Not to mention that Mike Soroka has to pitch eventually, right?
He is beginning to throw off a mound and the Braves are targeting a return for around the All-Star Break. He could provide another massive boost to the team if he comes back and they are hanging around contention.
There are more concerns about the pitching than the lineup, but things are better than they seem. When guys get healthy and if one struggling arm can turn it around, this could be a good pitching staff. The only issue is that is a lot of ifs.
They Have Done It Before
I want to leave Atlanta Braves fans with this message: you have been here before. As I mentioned earlier, this team was .500 in July and lost their best player then went on to win the World Series.
It is a really long season, and when you struggle early things can really speed up on you.

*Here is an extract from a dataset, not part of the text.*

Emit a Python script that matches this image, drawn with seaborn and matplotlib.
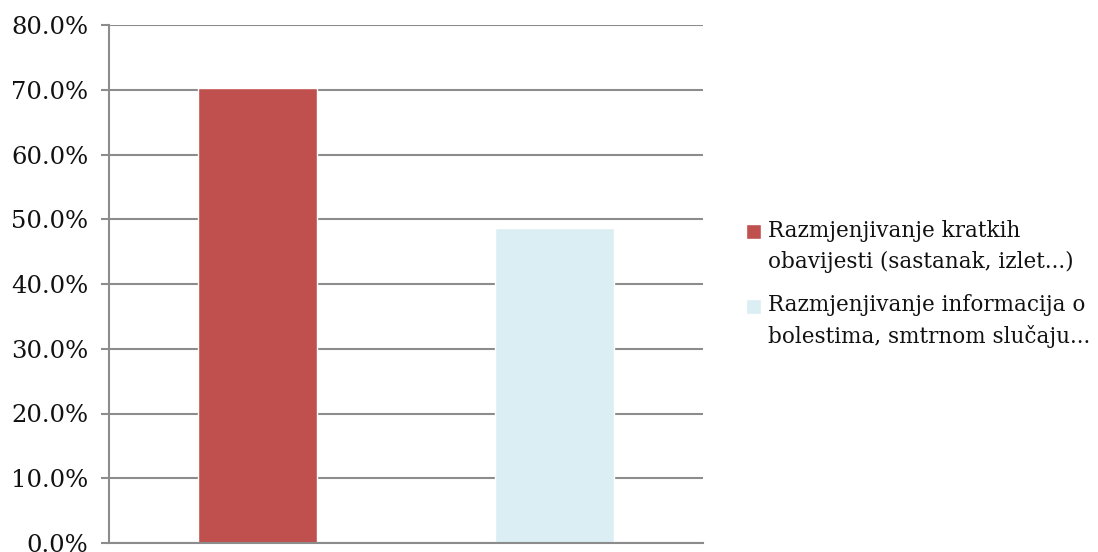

It is easy to forget how long the season is when you are the defending champions and under .500 in May.
But remember, there is 80% of the season remaining. There are too many good players on this team for them all to stay down for long. Over the course of 162 games everything usually evens out and players show their true colors. The Braves have a lot of players we know are good, and over time the most likely outcome is they regress positively towards what we know them to be.
Also, they are only two games under!
There is an expanded Postseason this year that they are currently just three games out of. There is more than plenty of time for them to get going and get back to playing in October.
I am by no means hitting the panic button on the Atlanta Braves. However, if this continues into June or July, then we can re-evaluate. For now, enjoy awesome moments like Orlando Arcia’s walk-off home run against the Red Sox Wednesday.